Personne ne m'a suivi, je suis dedans, le regard attiré par toute cette nouveauté. Etonné de ma propre initiative, mais surtout de la facilité avec laquelle mon culot aura permis mon accès à ce lieu particulier. J'avais déjà pu entrer dans une prison en France, j'y étais entré régulièrement comme bénévole participant à l'éducation des mineurs détenus, mais là, j'avais du mal à croire au spectacle qui m'était offert de découvrir. Avant de ne faire un impair, je me signale et demande à être accompagné jusqu'à la salle de soin. Sans commentaire ni forme de politesse, un homme assez jeune, parfaitement rasé et costumé de bleu m'enjoint de le suivre. Pendant qu'il marche devant, j'ai tout le loisir d'inspecter l'arme qu'il porte. Un M16 à emprunt de gaz et à culasse rotative, de fabrication américaine, facilement reconnaissable à sa crosse triangulaire et à son canon entouré d'une garde à anneaux.  

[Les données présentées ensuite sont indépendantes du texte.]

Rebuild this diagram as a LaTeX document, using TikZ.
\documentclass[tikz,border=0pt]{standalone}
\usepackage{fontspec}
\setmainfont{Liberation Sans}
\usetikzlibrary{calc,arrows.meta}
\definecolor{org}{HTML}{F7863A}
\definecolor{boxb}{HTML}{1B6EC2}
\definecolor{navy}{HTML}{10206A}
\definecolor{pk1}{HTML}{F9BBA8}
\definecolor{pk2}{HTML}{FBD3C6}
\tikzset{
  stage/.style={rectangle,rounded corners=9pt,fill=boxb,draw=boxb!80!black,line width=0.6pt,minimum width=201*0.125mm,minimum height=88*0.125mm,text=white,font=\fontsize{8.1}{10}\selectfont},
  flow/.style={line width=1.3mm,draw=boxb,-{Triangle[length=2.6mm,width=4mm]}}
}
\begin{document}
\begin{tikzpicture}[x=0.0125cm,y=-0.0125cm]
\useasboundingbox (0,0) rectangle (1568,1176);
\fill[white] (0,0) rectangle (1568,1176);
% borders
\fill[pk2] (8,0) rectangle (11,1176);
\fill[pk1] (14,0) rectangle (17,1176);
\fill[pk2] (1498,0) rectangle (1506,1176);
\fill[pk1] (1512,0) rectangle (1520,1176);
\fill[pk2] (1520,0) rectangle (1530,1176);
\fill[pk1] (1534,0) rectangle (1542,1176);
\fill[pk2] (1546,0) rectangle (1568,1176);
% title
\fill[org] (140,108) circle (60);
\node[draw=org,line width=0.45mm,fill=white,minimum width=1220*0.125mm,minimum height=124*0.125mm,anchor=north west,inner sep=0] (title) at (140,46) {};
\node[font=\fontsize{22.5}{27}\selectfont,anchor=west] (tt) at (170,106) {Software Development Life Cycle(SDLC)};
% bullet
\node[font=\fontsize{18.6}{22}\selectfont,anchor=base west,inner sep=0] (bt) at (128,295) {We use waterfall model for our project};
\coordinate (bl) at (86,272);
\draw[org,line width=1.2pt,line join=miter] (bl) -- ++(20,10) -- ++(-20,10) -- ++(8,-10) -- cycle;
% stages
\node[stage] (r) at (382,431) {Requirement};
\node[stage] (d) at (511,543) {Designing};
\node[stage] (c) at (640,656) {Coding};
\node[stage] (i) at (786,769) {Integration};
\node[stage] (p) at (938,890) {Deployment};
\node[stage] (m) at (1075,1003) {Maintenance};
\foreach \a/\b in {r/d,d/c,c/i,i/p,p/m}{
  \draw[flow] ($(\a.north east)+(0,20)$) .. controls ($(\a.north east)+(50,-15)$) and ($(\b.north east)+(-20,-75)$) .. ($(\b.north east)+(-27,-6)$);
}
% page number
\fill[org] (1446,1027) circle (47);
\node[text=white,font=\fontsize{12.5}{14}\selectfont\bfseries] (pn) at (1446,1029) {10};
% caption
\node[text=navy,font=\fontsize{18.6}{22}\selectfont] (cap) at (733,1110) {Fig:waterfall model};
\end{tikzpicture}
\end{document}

Sans repère dans ce monde de béton, de souffrance et de métal, il m'abandonne à l'entrée d'une salle sombre d'où surgit un homme en blouse blanche qui à la vue de mon gilet m'invite précipitamment  à entrer avec amitié. Une bouffée de révolte m'envahit, ce que je découvre me remplit encore à l'heure d'écrire d'une sombre rage : des dizaines d'hommes gisent sur des civières accolées les unes aux autres, même pas la place de déambuler entre les lits. A cet instant j'entends les valses de Chopin et les trio de Schubert, je vois les couleurs de Rembrandt et les volumes de Rodin, se disloquer tous dans l'inutilité, la futilité, l'art pour rien... Qu'ont donc bien pu faire ces pauvres hères pour se retrouver entasser dans cette pièce dont le sol couvert des diarrhées des uns et des vomissures des autres ? 

Plus tard j'apprendrais à reconnaitre l'odeur d'un anthrax cutanée, ou d'une gangrène ; ce jour là sera celui du parfum du choléra et de la misère mêlés. 

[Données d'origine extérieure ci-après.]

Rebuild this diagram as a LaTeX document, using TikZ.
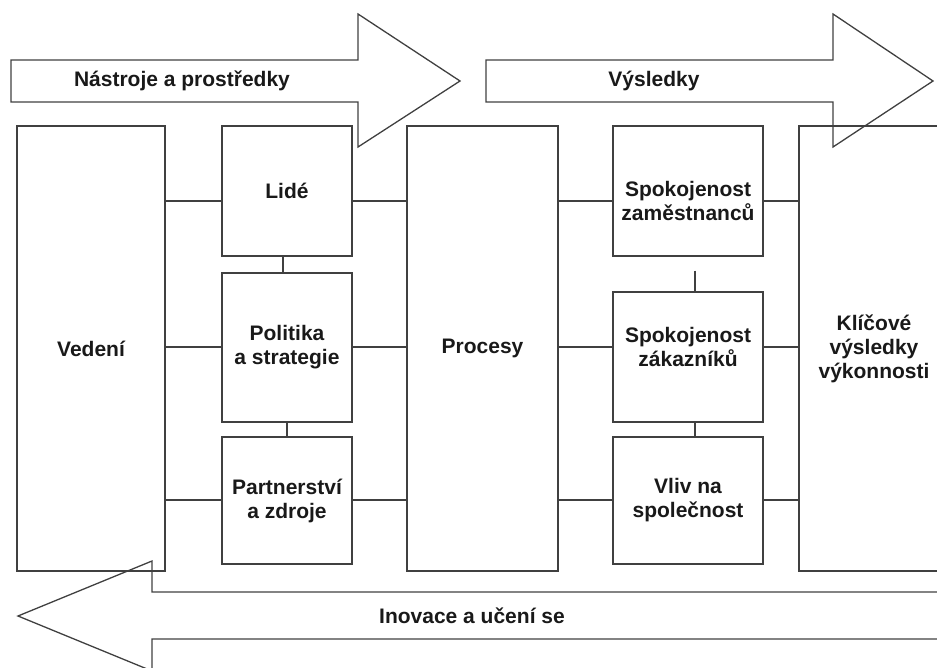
\documentclass[tikz,border=0pt]{standalone}
\usepackage{fontspec}
\setmainfont{Liberation Sans}
\usetikzlibrary{calc}
\begin{document}
\begin{tikzpicture}[x=1pt,y=-1pt,
  ln/.style={draw=black!75, line width=1.3pt},
  txt/.style={align=center, font=\bfseries\fontsize{21}{24}\selectfont, text=black!90},
  box/.style={ln, inner sep=0pt, txt}]
\useasboundingbox (0,0) rectangle (937,668);
\clip (0,0) rectangle (937,668);
% big arrows
\draw[ln] (11,60) -- (358,60) -- (358,14) -- (460,81) -- (358,147) -- (358,102) -- (11,102) -- cycle;
\node[txt] (t1) at (182,81) {Nástroje a prostředky};
\draw[ln] (486,60) -- (833,60) -- (833,14) -- (933,81) -- (833,147) -- (833,102) -- (486,102) -- cycle;
\node[txt] (t2) at (654,81) {Výsledky};
\draw[ln] (950,592) -- (152,592) -- (152,561) -- (18,616) -- (152,671) -- (152,639) -- (950,639);
\node[txt] (t3) at (472,616) {Inovace a učení se};
% boxes
\node[box, minimum width=148pt, minimum height=445pt] (vedeni) at (91,348.5) {Vedení};
\node[box, minimum width=130pt, minimum height=130pt] (lide) at (287,191) {Lidé};
\node[box, minimum width=130pt, minimum height=149pt] (polit) at (287,347.5) {Politika\\a strategie};
\node[box, minimum width=130pt, minimum height=127pt] (partn) at (287,500.5) {Partnerství\\a zdroje};
\node[box, minimum width=151pt, minimum height=445pt] (procesy) at (482.5,348.5) {Procesy};
\node[box, minimum width=150pt, minimum height=130pt] (sz) at (688,191) {};
\node[txt] (szt) at (688,201) {Spokojenost\\zaměstnanců};
\node[box, minimum width=150pt, minimum height=130pt] (szak) at (688,357) {};
\node[txt] (szakt) at (688,347) {Spokojenost\\zákazníků};
\node[box, minimum width=150pt, minimum height=127pt] (vliv) at (688,500.5) {Vliv na\\společnost};
\node[box, minimum width=150pt, minimum height=445pt] (klic) at (874,348.5) {Klíčové\\výsledky\\výkonnosti};
% connector rows / columns
\coordinate (r1) at (0,201);
\coordinate (r2) at (0,347);
\coordinate (r3) at (0,500);
\coordinate (c1) at (283,0);
\coordinate (c2) at (287,0);
\coordinate (c3) at (695,0);
\draw[ln] (vedeni.east |- r1) -- (lide.west |- r1);
\draw[ln] (vedeni.east |- r2) -- (polit.west |- r2);
\draw[ln] (vedeni.east |- r3) -- (partn.west |- r3);
\draw[ln] (lide.east |- r1) -- (procesy.west |- r1);
\draw[ln] (polit.east |- r2) -- (procesy.west |- r2);
\draw[ln] (partn.east |- r3) -- (procesy.west |- r3);
\draw[ln] (procesy.east |- r1) -- (sz.west |- r1);
\draw[ln] (procesy.east |- r2) -- (szak.west |- r2);
\draw[ln] (procesy.east |- r3) -- (vliv.west |- r3);
\draw[ln] (sz.east |- r1) -- (klic.west |- r1);
\draw[ln] (szak.east |- r2) -- (klic.west |- r2);
\draw[ln] (vliv.east |- r3) -- (klic.west |- r3);
\draw[ln] (lide.south -| c1) -- (polit.north -| c1);
\draw[ln] (polit.south -| c2) -- (partn.north -| c2);
\draw[ln] ($(sz.south -| c3)+(0,14)$) -- (szak.north -| c3);
\draw[ln] (szak.south -| c3) -- (vliv.north -| c3);
\end{tikzpicture}
\end{document}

L'homme en blouse voit et comprends d'instinct ma révolte et me propose de visiter les quartiers contaminés, là où les hommes sont enfermés par groupe d'une vingtaine dans des cellules prévues pour la moitié moins, là où les fluides corporels et les excrétas se mêlent pour couler en un flot de miasmes continus et poisseux.  

J'ai fait plus que je ne devais, pourtant je continue, avec quelques détenus et des soignants je visite le futur lieu de soin, une simple dalle couverte d'un fin toit de tôles ondulées, je contourne les zones de lavages où des mains surgissent d'entre les barreaux pour essayer de m'agripper, "doctor doctor help me", en d'autres lieux je vois des files d'hommes nus pataugeant dans dix centimètres d'eau savonneuse et salie se lavant au robinet. Je comprends en parlant avec les détenus m'accompagnant que la plus part de ceux actuellement en salle de soin ont payé pour être considéré comme malade, et jouir ainsi d'un meilleur confort que celui de leur cellule. Je pense à cette femme rousse aux lèvres douces si loin de moi. Nous essayons ensemble d'organiser par anticipation leur nouvelle salle de soin, il manquent de tout, même de simples cordes pour suspendre les perfusions. J'allonge avec eux la liste de commande de matériel essentiel. Tous me regardent avec considération, et je n'ai rien à leur offrir en échange si ce n'est ma fraternité.